**PROBLEM DETAILS**
Write out the material exactly, with the pictures left out.

**AVAILABLE DATA**
☆ ☆ ☆ ☆ ☆

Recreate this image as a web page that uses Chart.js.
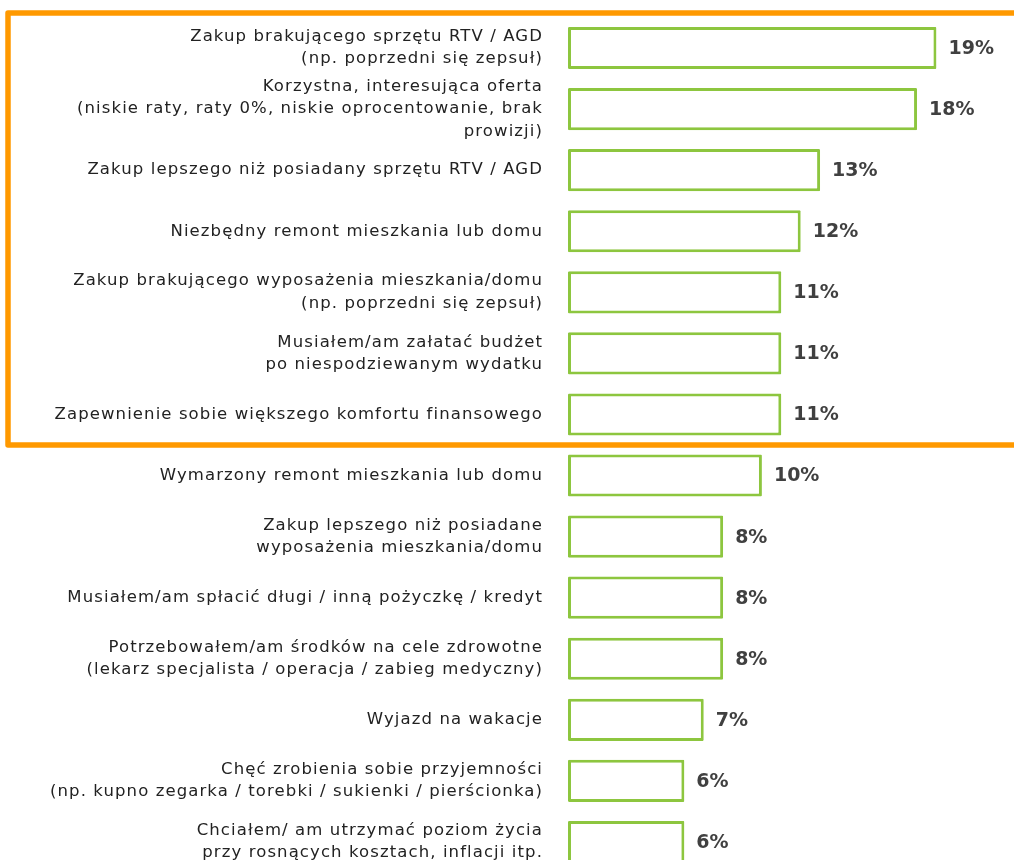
<!DOCTYPE html>
<html>
<head>
<meta charset="utf-8">
<script src="https://cdn.jsdelivr.net/npm/chart.js@4/dist/chart.umd.min.js"></script>
<style>
  html, body { margin: 0; padding: 0; background: #ffffff; overflow: hidden; }
  #wrap { position: relative; width: 1014px; height: 880px; }
</style>
</head>
<body>
<div id="wrap"><canvas id="c"></canvas></div>
<script>
const categories = [
  ["Zakup brakującego sprzętu RTV / AGD", "(np. poprzedni się zepsuł)"],
  ["Korzystna, interesująca oferta", "(niskie raty, raty 0%, niskie oprocentowanie, brak", "prowizji)"],
  "Zakup lepszego niż posiadany sprzętu RTV / AGD",
  "Niezbędny remont mieszkania lub domu",
  ["Zakup brakującego wyposażenia mieszkania/domu", "(np. poprzedni się zepsuł)"],
  ["Musiałem/am załatać budżet", "po niespodziewanym wydatku"],
  "Zapewnienie sobie większego komfortu finansowego",
  "Wymarzony remont mieszkania lub domu",
  ["Zakup lepszego niż posiadane", "wyposażenia mieszkania/domu"],
  "Musiałem/am spłacić długi / inną pożyczkę / kredyt",
  ["Potrzebowałem/am środków na cele zdrowotne", "(lekarz specjalista / operacja / zabieg medyczny)"],
  "Wyjazd na wakacje",
  ["Chęć zrobienia sobie przyjemności", "(np. kupno zegarka / torebki / sukienki / pierścionka)"],
  ["Chciałem/ am utrzymać poziom życia", "przy rosnących kosztach, inflacji itp."]
];
const values = [19, 18, 13, 12, 11, 11, 11, 10, 8, 8, 8, 7, 6, 6];
const highlightedCount = 7;

const spacing = {
  id: 'spacing',
  beforeDraw(chart) { chart.ctx.letterSpacing = '1.1px'; },
  afterDraw(chart) { chart.ctx.letterSpacing = '0px'; }
};

const valueLabels = {
  id: 'valueLabels',
  afterDatasetsDraw(chart) {
    const ctx = chart.ctx;
    const meta = chart.getDatasetMeta(0);
    ctx.save();
    ctx.letterSpacing = '0px';
    ctx.font = 'bold 19px "DejaVu Sans", sans-serif';
    ctx.fillStyle = '#404040';
    ctx.textAlign = 'left';
    ctx.textBaseline = 'middle';
    meta.data.forEach((bar, i) => {
      ctx.fillText(values[i] + '%', bar.x + 12, bar.y + 1);
    });
    ctx.restore();
  }
};

const highlightBox = {
  id: 'highlightBox',
  afterDraw(chart) {
    const y = chart.scales.y;
    const band = y.getPixelForValue(1) - y.getPixelForValue(0);
    const top = y.getPixelForValue(0) - band / 2 - 4.5;
    const bottom = y.getPixelForValue(highlightedCount - 1) + band / 2;
    const ctx = chart.ctx;
    ctx.save();
    ctx.strokeStyle = '#FF9900';
    ctx.lineWidth = 5.5;
    ctx.lineJoin = 'round';
    ctx.beginPath();
    ctx.moveTo(chart.width + 10, top);
    ctx.lineTo(8, top);
    ctx.lineTo(8, bottom);
    ctx.lineTo(chart.width + 10, bottom);
    ctx.stroke();
    ctx.restore();
  }
};

new Chart(document.getElementById('c'), {
  type: 'bar',
  data: {
    labels: categories,
    datasets: [{
      data: values,
      backgroundColor: '#ffffff',
      borderColor: '#8DC63F',
      borderWidth: 3,
      borderSkipped: false,
      borderRadius: 1,
      barPercentage: 0.69,
      categoryPercentage: 1.0
    }]
  },
  options: {
    indexAxis: 'y',
    responsive: true,
    maintainAspectRatio: false,
    animation: false,
    layout: { padding: { top: 17.5, bottom: 7.5, left: 0, right: 0 } },
    plugins: {
      legend: { display: false },
      tooltip: { enabled: false }
    },
    scales: {
      x: {
        display: false,
        min: 0,
        max: 23
      },
      y: {
        afterFit(scale) {
          scale.width = 568;
          scale.paddingTop = 0;
          scale.paddingBottom = 0;
        },
        grid: { display: false, drawTicks: false },
        border: { display: false },
        ticks: {
          padding: 25,
          color: '#222222',
          font: { family: '"DejaVu Sans", sans-serif', size: 16.5, lineHeight: 1.35 },
          autoSkip: false
        }
      }
    }
  },
  plugins: [spacing, valueLabels, highlightBox]
});
</script>
</body>
</html>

☆ ☆ ☆ ☆ ☆

**WORKED ANSWER**
Recreate this image as a web page that uses Chart.js.
<!DOCTYPE html>
<html>
<head>
<meta charset="utf-8">
<script src="https://cdn.jsdelivr.net/npm/chart.js@4/dist/chart.umd.min.js"></script>
<style>
  html, body { margin: 0; padding: 0; background: #ffffff; overflow: hidden; }
  #wrap { position: relative; width: 1014px; height: 880px; }
</style>
</head>
<body>
<div id="wrap"><canvas id="c"></canvas></div>
<script>
const categories = [
  ["Zakup brakującego sprzętu RTV / AGD", "(np. poprzedni się zepsuł)"],
  ["Korzystna, interesująca oferta", "(niskie raty, raty 0%, niskie oprocentowanie, brak", "prowizji)"],
  "Zakup lepszego niż posiadany sprzętu RTV / AGD",
  "Niezbędny remont mieszkania lub domu",
  ["Zakup brakującego wyposażenia mieszkania/domu", "(np. poprzedni się zepsuł)"],
  ["Musiałem/am załatać budżet", "po niespodziewanym wydatku"],
  "Zapewnienie sobie większego komfortu finansowego",
  "Wymarzony remont mieszkania lub domu",
  ["Zakup lepszego niż posiadane", "wyposażenia mieszkania/domu"],
  "Musiałem/am spłacić długi / inną pożyczkę / kredyt",
  ["Potrzebowałem/am środków na cele zdrowotne", "(lekarz specjalista / operacja / zabieg medyczny)"],
  "Wyjazd na wakacje",
  ["Chęć zrobienia sobie przyjemności", "(np. kupno zegarka / torebki / sukienki / pierścionka)"],
  ["Chciałem/ am utrzymać poziom życia", "przy rosnących kosztach, inflacji itp."]
];
const values = [19, 18, 13, 12, 11, 11, 11, 10, 8, 8, 8, 7, 6, 6];
const highlightedCount = 7;

const spacing = {
  id: 'spacing',
  beforeDraw(chart) { chart.ctx.letterSpacing = '1.1px'; },
  afterDraw(chart) { chart.ctx.letterSpacing = '0px'; }
};

const valueLabels = {
  id: 'valueLabels',
  afterDatasetsDraw(chart) {
    const ctx = chart.ctx;
    const meta = chart.getDatasetMeta(0);
    ctx.save();
    ctx.letterSpacing = '0px';
    ctx.font = 'bold 19px "DejaVu Sans", sans-serif';
    ctx.fillStyle = '#404040';
    ctx.textAlign = 'left';
    ctx.textBaseline = 'middle';
    meta.data.forEach((bar, i) => {
      ctx.fillText(values[i] + '%', bar.x + 12, bar.y + 1);
    });
    ctx.restore();
  }
};

const highlightBox = {
  id: 'highlightBox',
  afterDraw(chart) {
    const y = chart.scales.y;
    const band = y.getPixelForValue(1) - y.getPixelForValue(0);
    const top = y.getPixelForValue(0) - band / 2 - 4.5;
    const bottom = y.getPixelForValue(highlightedCount - 1) + band / 2;
    const ctx = chart.ctx;
    ctx.save();
    ctx.strokeStyle = '#FF9900';
    ctx.lineWidth = 5.5;
    ctx.lineJoin = 'round';
    ctx.beginPath();
    ctx.moveTo(chart.width + 10, top);
    ctx.lineTo(8, top);
    ctx.lineTo(8, bottom);
    ctx.lineTo(chart.width + 10, bottom);
    ctx.stroke();
    ctx.restore();
  }
};

new Chart(document.getElementById('c'), {
  type: 'bar',
  data: {
    labels: categories,
    datasets: [{
      data: values,
      backgroundColor: '#ffffff',
      borderColor: '#8DC63F',
      borderWidth: 3,
      borderSkipped: false,
      borderRadius: 1,
      barPercentage: 0.69,
      categoryPercentage: 1.0
    }]
  },
  options: {
    indexAxis: 'y',
    responsive: true,
    maintainAspectRatio: false,
    animation: false,
    layout: { padding: { top: 17.5, bottom: 7.5, left: 0, right: 0 } },
    plugins: {
      legend: { display: false },
      tooltip: { enabled: false }
    },
    scales: {
      x: {
        display: false,
        min: 0,
        max: 23
      },
      y: {
        afterFit(scale) {
          scale.width = 568;
          scale.paddingTop = 0;
          scale.paddingBottom = 0;
        },
        grid: { display: false, drawTicks: false },
        border: { display: false },
        ticks: {
          padding: 25,
          color: '#222222',
          font: { family: '"DejaVu Sans", sans-serif', size: 16.5, lineHeight: 1.35 },
          autoSkip: false
        }
      }
    }
  },
  plugins: [spacing, valueLabels, highlightBox]
});
</script>
</body>
</html>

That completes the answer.